▸ **GOAL**: Word for word, give the material below again, minus any images.

▸ **COLLECTED MATERIAL**:
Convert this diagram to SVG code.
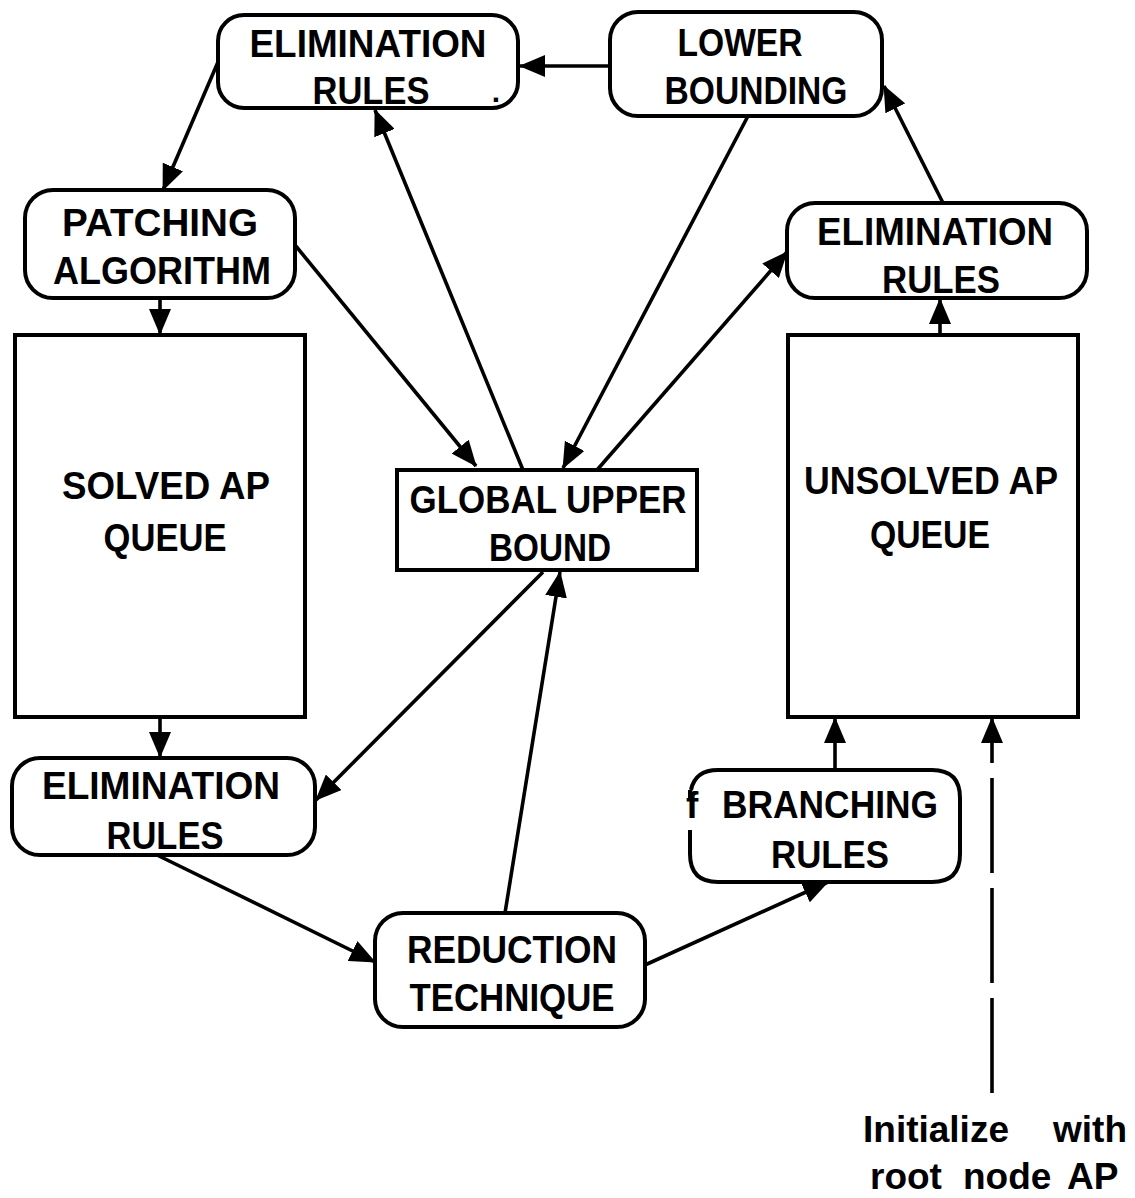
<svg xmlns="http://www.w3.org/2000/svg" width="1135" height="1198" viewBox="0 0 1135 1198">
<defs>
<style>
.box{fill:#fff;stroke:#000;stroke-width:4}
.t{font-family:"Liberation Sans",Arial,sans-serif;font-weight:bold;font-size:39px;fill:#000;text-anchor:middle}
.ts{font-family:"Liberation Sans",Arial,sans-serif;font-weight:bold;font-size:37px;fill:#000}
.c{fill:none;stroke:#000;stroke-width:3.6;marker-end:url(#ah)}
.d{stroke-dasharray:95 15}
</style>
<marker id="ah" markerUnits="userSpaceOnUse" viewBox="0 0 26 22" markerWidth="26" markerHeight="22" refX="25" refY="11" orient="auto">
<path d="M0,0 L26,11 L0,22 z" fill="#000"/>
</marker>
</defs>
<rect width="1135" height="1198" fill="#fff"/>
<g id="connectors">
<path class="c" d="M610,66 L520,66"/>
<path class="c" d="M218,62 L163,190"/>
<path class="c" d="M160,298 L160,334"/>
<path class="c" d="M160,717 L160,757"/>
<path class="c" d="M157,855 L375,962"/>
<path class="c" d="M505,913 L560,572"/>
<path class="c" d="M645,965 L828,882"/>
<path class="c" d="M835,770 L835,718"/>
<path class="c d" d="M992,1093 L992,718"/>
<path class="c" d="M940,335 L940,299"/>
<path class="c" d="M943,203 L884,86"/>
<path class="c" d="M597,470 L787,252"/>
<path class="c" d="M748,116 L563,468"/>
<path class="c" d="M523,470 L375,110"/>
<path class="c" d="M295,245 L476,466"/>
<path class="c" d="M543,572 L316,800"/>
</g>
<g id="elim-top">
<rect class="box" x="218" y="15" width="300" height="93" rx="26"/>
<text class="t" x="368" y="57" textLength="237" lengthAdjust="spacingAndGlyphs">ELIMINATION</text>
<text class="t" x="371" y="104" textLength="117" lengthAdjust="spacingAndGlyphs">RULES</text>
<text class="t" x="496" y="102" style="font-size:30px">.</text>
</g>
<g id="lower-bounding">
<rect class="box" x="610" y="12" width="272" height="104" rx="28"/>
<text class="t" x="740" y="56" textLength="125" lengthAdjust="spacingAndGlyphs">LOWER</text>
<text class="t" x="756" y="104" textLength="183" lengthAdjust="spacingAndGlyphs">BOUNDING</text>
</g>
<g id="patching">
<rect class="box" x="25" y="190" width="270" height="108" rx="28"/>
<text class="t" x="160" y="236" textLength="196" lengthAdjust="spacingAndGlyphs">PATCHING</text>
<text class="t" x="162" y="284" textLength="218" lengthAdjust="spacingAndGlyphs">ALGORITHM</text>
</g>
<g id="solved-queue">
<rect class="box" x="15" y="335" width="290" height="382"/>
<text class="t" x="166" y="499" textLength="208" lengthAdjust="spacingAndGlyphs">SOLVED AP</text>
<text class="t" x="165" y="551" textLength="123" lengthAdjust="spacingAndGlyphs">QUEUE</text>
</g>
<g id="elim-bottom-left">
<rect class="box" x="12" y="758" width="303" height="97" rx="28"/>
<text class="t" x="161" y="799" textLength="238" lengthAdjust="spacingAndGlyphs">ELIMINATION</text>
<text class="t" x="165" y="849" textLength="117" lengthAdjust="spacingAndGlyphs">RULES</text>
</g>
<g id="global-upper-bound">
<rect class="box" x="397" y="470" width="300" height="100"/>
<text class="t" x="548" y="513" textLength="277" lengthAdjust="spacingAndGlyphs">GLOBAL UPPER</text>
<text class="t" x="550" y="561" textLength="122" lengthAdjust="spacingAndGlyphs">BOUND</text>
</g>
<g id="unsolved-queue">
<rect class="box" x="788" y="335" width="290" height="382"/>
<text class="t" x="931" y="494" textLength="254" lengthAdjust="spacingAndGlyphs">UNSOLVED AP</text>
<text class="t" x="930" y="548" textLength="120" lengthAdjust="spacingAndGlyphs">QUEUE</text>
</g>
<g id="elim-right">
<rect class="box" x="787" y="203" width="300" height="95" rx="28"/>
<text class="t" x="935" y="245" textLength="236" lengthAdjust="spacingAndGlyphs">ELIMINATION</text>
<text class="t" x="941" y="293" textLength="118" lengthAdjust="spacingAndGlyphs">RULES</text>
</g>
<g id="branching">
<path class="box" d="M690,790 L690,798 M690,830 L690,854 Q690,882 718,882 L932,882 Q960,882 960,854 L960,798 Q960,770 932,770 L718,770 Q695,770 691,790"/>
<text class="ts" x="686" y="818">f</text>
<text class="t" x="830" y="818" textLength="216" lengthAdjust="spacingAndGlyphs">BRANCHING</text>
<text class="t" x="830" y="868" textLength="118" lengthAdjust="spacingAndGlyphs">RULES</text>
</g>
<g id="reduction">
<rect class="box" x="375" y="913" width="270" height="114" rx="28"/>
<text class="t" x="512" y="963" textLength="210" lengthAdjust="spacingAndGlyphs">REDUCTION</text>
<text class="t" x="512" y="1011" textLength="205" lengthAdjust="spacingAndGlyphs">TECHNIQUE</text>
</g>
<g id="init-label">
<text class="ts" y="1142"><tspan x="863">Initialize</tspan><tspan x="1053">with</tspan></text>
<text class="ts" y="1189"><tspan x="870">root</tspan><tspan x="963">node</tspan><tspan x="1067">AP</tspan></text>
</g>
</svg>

▸ **FINAL ANSWER**:
Convert this diagram to SVG code.
<svg xmlns="http://www.w3.org/2000/svg" width="1135" height="1198" viewBox="0 0 1135 1198">
<defs>
<style>
.box{fill:#fff;stroke:#000;stroke-width:4}
.t{font-family:"Liberation Sans",Arial,sans-serif;font-weight:bold;font-size:39px;fill:#000;text-anchor:middle}
.ts{font-family:"Liberation Sans",Arial,sans-serif;font-weight:bold;font-size:37px;fill:#000}
.c{fill:none;stroke:#000;stroke-width:3.6;marker-end:url(#ah)}
.d{stroke-dasharray:95 15}
</style>
<marker id="ah" markerUnits="userSpaceOnUse" viewBox="0 0 26 22" markerWidth="26" markerHeight="22" refX="25" refY="11" orient="auto">
<path d="M0,0 L26,11 L0,22 z" fill="#000"/>
</marker>
</defs>
<rect width="1135" height="1198" fill="#fff"/>
<g id="connectors">
<path class="c" d="M610,66 L520,66"/>
<path class="c" d="M218,62 L163,190"/>
<path class="c" d="M160,298 L160,334"/>
<path class="c" d="M160,717 L160,757"/>
<path class="c" d="M157,855 L375,962"/>
<path class="c" d="M505,913 L560,572"/>
<path class="c" d="M645,965 L828,882"/>
<path class="c" d="M835,770 L835,718"/>
<path class="c d" d="M992,1093 L992,718"/>
<path class="c" d="M940,335 L940,299"/>
<path class="c" d="M943,203 L884,86"/>
<path class="c" d="M597,470 L787,252"/>
<path class="c" d="M748,116 L563,468"/>
<path class="c" d="M523,470 L375,110"/>
<path class="c" d="M295,245 L476,466"/>
<path class="c" d="M543,572 L316,800"/>
</g>
<g id="elim-top">
<rect class="box" x="218" y="15" width="300" height="93" rx="26"/>
<text class="t" x="368" y="57" textLength="237" lengthAdjust="spacingAndGlyphs">ELIMINATION</text>
<text class="t" x="371" y="104" textLength="117" lengthAdjust="spacingAndGlyphs">RULES</text>
<text class="t" x="496" y="102" style="font-size:30px">.</text>
</g>
<g id="lower-bounding">
<rect class="box" x="610" y="12" width="272" height="104" rx="28"/>
<text class="t" x="740" y="56" textLength="125" lengthAdjust="spacingAndGlyphs">LOWER</text>
<text class="t" x="756" y="104" textLength="183" lengthAdjust="spacingAndGlyphs">BOUNDING</text>
</g>
<g id="patching">
<rect class="box" x="25" y="190" width="270" height="108" rx="28"/>
<text class="t" x="160" y="236" textLength="196" lengthAdjust="spacingAndGlyphs">PATCHING</text>
<text class="t" x="162" y="284" textLength="218" lengthAdjust="spacingAndGlyphs">ALGORITHM</text>
</g>
<g id="solved-queue">
<rect class="box" x="15" y="335" width="290" height="382"/>
<text class="t" x="166" y="499" textLength="208" lengthAdjust="spacingAndGlyphs">SOLVED AP</text>
<text class="t" x="165" y="551" textLength="123" lengthAdjust="spacingAndGlyphs">QUEUE</text>
</g>
<g id="elim-bottom-left">
<rect class="box" x="12" y="758" width="303" height="97" rx="28"/>
<text class="t" x="161" y="799" textLength="238" lengthAdjust="spacingAndGlyphs">ELIMINATION</text>
<text class="t" x="165" y="849" textLength="117" lengthAdjust="spacingAndGlyphs">RULES</text>
</g>
<g id="global-upper-bound">
<rect class="box" x="397" y="470" width="300" height="100"/>
<text class="t" x="548" y="513" textLength="277" lengthAdjust="spacingAndGlyphs">GLOBAL UPPER</text>
<text class="t" x="550" y="561" textLength="122" lengthAdjust="spacingAndGlyphs">BOUND</text>
</g>
<g id="unsolved-queue">
<rect class="box" x="788" y="335" width="290" height="382"/>
<text class="t" x="931" y="494" textLength="254" lengthAdjust="spacingAndGlyphs">UNSOLVED AP</text>
<text class="t" x="930" y="548" textLength="120" lengthAdjust="spacingAndGlyphs">QUEUE</text>
</g>
<g id="elim-right">
<rect class="box" x="787" y="203" width="300" height="95" rx="28"/>
<text class="t" x="935" y="245" textLength="236" lengthAdjust="spacingAndGlyphs">ELIMINATION</text>
<text class="t" x="941" y="293" textLength="118" lengthAdjust="spacingAndGlyphs">RULES</text>
</g>
<g id="branching">
<path class="box" d="M690,790 L690,798 M690,830 L690,854 Q690,882 718,882 L932,882 Q960,882 960,854 L960,798 Q960,770 932,770 L718,770 Q695,770 691,790"/>
<text class="ts" x="686" y="818">f</text>
<text class="t" x="830" y="818" textLength="216" lengthAdjust="spacingAndGlyphs">BRANCHING</text>
<text class="t" x="830" y="868" textLength="118" lengthAdjust="spacingAndGlyphs">RULES</text>
</g>
<g id="reduction">
<rect class="box" x="375" y="913" width="270" height="114" rx="28"/>
<text class="t" x="512" y="963" textLength="210" lengthAdjust="spacingAndGlyphs">REDUCTION</text>
<text class="t" x="512" y="1011" textLength="205" lengthAdjust="spacingAndGlyphs">TECHNIQUE</text>
</g>
<g id="init-label">
<text class="ts" y="1142"><tspan x="863">Initialize</tspan><tspan x="1053">with</tspan></text>
<text class="ts" y="1189"><tspan x="870">root</tspan><tspan x="963">node</tspan><tspan x="1067">AP</tspan></text>
</g>
</svg>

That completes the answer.